### GOAL
Examine the records and identify each line that includes the string "React". Copy those lines.

Plotting code records

● ● ● ●

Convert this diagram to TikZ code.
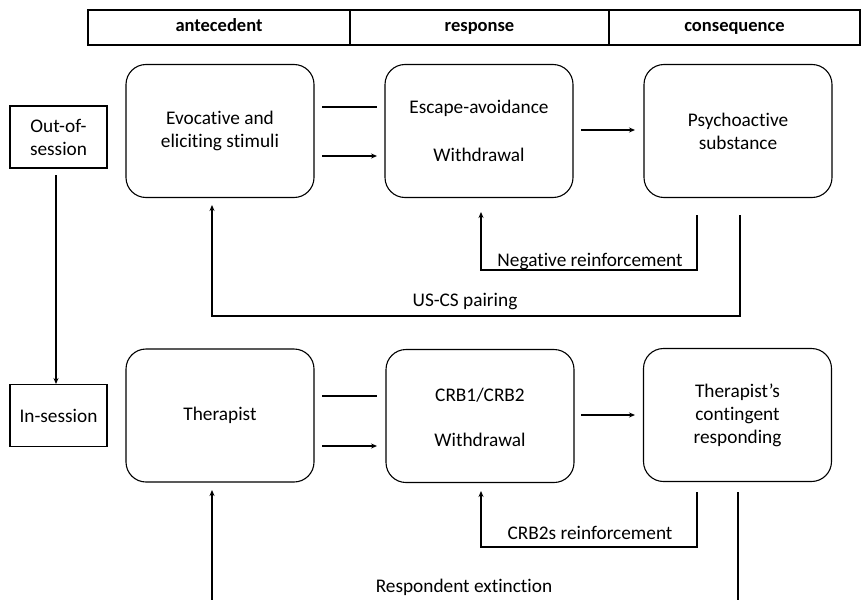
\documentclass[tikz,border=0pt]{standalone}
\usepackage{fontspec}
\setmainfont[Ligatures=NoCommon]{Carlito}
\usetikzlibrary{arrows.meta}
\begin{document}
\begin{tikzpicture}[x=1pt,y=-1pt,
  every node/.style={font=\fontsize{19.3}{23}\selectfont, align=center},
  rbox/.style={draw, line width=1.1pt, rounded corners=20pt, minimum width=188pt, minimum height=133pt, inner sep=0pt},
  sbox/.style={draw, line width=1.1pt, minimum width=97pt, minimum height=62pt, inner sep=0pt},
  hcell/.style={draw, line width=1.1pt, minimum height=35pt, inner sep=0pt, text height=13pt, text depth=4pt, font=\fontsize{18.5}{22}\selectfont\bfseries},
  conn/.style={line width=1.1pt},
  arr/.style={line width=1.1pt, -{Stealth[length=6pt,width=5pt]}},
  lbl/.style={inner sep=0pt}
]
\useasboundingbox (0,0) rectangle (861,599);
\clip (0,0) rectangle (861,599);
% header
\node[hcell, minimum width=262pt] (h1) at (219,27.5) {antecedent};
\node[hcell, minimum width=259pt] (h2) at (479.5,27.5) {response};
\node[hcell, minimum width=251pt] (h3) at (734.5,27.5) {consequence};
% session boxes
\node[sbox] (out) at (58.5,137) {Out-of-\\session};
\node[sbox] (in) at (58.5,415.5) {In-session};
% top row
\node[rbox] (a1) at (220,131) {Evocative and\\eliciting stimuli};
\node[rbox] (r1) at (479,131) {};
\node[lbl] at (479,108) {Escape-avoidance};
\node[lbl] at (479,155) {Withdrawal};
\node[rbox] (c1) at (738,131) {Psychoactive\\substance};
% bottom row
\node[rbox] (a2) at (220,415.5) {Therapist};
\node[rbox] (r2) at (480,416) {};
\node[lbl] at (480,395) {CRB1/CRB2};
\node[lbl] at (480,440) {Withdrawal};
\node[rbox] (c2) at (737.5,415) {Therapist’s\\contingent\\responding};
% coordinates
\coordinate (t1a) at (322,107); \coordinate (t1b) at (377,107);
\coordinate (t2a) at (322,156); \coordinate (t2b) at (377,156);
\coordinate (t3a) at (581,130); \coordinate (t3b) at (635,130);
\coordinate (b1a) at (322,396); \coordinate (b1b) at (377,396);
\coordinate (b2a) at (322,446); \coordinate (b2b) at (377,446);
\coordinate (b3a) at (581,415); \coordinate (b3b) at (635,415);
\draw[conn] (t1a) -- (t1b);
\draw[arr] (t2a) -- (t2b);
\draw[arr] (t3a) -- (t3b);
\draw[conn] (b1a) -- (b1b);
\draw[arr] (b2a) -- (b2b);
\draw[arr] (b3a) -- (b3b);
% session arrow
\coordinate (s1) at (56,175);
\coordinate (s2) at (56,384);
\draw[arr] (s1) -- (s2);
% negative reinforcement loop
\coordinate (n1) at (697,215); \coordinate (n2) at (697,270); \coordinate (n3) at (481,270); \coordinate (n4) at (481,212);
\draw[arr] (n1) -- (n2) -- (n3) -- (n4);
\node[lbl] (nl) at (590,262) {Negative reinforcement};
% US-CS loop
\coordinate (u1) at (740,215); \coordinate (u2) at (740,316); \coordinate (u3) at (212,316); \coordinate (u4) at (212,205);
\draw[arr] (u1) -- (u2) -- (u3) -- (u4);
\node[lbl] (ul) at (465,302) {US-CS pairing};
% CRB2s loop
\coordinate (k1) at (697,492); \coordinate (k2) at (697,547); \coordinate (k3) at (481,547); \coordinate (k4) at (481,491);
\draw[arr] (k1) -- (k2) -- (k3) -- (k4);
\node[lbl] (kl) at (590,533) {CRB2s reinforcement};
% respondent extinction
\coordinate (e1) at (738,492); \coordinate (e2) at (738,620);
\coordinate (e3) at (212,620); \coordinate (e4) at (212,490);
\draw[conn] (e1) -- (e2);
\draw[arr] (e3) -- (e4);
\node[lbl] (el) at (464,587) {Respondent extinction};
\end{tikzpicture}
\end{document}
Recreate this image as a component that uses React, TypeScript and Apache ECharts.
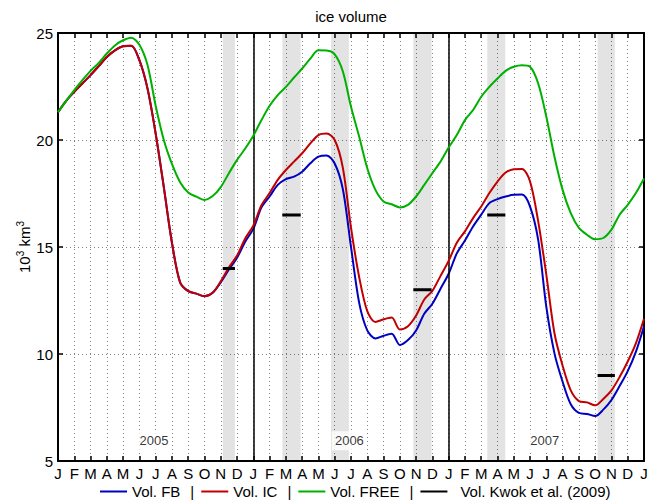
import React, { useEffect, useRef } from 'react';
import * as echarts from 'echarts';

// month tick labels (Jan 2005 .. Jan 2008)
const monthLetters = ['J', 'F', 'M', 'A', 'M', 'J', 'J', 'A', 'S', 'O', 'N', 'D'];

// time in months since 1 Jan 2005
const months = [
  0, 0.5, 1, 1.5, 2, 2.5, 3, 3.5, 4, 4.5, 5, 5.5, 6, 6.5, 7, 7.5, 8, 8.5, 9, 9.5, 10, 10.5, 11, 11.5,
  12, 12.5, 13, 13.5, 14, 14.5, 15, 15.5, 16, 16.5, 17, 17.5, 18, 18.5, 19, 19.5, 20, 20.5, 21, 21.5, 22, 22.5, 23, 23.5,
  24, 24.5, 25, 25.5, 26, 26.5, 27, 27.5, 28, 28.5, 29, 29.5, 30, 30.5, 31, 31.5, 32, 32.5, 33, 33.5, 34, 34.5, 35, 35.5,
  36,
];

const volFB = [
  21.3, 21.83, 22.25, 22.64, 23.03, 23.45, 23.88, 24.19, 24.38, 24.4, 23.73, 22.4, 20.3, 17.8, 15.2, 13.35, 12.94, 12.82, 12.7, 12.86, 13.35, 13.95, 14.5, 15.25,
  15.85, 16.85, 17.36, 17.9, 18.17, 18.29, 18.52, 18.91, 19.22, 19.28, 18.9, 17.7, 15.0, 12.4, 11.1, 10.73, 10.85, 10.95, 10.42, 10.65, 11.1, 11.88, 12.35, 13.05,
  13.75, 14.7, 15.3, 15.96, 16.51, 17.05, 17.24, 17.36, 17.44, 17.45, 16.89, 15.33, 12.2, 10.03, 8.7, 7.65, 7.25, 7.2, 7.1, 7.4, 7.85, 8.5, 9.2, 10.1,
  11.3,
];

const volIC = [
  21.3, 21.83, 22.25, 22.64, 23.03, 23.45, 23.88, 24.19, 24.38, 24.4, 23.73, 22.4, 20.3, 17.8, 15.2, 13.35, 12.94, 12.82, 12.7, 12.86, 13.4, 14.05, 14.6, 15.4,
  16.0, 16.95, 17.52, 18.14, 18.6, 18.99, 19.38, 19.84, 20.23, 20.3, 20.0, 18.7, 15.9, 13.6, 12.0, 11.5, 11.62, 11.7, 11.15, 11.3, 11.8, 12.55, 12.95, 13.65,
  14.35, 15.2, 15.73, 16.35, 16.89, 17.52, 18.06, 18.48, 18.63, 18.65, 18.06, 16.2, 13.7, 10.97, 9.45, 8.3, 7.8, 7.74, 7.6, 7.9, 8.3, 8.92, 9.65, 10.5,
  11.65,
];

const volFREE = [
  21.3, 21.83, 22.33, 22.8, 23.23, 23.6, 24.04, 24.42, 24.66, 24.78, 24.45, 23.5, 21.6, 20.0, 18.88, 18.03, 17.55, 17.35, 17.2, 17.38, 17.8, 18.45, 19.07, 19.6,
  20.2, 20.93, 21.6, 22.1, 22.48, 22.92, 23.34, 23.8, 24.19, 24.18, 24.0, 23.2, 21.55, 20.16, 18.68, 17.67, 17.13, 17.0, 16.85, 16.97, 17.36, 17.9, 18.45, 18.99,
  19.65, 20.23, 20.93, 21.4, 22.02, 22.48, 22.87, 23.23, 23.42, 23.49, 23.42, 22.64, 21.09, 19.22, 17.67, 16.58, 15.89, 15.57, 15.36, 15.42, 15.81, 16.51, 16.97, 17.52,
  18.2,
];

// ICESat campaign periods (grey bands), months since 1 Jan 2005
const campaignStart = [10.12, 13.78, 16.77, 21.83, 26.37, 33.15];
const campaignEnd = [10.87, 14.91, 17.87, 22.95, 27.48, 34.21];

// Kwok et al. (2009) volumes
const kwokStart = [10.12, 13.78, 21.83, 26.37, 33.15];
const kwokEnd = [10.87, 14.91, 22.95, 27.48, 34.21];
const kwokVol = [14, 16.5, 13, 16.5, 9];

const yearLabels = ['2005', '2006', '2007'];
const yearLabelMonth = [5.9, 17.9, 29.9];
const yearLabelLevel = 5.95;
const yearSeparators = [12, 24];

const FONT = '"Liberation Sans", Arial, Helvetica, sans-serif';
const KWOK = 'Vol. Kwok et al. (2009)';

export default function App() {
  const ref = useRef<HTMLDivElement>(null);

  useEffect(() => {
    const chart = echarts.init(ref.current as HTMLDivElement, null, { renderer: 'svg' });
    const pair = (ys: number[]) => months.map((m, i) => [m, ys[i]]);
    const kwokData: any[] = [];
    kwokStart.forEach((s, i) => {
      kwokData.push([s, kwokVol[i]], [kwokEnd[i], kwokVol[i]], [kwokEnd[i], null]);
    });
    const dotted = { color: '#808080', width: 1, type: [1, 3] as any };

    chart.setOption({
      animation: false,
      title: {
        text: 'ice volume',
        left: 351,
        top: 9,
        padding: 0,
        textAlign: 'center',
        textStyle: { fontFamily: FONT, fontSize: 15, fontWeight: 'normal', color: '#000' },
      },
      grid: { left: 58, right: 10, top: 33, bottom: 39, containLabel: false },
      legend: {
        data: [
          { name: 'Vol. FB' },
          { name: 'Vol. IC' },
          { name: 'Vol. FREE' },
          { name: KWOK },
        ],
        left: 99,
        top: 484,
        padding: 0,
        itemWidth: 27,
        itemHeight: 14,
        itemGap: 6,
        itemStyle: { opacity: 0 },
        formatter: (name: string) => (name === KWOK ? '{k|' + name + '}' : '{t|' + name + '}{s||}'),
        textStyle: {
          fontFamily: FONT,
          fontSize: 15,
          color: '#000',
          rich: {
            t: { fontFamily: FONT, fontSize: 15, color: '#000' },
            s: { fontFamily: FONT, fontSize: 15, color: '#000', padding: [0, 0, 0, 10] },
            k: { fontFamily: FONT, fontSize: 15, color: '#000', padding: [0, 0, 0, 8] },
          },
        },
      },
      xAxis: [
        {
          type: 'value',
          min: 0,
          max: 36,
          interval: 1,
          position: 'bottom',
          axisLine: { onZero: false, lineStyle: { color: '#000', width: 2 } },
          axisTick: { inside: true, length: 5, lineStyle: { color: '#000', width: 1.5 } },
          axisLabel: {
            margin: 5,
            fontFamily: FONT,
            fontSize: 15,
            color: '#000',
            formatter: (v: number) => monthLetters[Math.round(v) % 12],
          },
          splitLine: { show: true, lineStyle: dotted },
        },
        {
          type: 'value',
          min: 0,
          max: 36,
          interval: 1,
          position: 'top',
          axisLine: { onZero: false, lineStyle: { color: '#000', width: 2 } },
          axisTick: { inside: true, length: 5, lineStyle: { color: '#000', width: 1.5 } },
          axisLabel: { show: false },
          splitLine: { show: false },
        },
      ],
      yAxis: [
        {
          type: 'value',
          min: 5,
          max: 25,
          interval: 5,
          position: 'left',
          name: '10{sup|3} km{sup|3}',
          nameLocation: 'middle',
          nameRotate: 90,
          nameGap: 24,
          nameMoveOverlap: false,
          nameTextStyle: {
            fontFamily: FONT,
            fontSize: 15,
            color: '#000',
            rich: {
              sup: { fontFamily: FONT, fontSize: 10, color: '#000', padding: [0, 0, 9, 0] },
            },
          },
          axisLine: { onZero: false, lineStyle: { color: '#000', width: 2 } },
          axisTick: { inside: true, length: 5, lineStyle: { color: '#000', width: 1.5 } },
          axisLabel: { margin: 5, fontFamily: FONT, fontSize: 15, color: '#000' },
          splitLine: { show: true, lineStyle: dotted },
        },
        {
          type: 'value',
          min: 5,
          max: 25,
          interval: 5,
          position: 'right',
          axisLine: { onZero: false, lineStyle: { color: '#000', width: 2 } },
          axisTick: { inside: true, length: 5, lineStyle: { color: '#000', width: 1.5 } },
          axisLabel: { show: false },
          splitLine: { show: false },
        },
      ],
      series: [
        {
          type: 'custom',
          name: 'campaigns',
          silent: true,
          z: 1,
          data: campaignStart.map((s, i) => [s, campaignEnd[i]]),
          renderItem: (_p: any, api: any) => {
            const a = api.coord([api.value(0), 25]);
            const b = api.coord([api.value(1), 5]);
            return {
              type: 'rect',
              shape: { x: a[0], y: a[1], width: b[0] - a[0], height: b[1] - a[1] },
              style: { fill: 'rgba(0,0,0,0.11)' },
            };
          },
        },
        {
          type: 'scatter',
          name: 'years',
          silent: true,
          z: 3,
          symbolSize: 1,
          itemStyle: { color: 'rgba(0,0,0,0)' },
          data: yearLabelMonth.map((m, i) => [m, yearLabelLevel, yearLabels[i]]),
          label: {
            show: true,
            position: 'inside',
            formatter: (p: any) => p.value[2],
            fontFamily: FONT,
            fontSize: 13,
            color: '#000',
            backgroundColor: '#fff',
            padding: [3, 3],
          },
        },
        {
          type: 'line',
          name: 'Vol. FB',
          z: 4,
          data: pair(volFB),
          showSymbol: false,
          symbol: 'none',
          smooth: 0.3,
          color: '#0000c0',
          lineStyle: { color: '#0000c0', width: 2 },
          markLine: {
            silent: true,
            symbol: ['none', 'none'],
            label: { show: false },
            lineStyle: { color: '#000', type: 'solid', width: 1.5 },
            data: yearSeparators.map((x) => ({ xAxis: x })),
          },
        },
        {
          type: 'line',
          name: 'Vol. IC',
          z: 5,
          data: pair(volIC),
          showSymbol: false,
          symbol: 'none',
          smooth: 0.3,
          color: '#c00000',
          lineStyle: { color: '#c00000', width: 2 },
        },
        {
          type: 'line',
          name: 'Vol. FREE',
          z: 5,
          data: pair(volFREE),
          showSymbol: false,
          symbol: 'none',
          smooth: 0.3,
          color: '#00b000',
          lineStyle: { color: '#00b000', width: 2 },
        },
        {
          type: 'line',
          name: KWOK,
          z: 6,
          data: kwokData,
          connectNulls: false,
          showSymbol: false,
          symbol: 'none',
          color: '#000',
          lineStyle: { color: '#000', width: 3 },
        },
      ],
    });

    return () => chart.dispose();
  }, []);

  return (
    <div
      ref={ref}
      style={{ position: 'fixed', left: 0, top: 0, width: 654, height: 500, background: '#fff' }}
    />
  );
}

● ● ● ●

### EXERCISE RESULT
Recreate this image as a component that uses React, TypeScript and Apache ECharts.
import React, { useEffect, useRef } from 'react';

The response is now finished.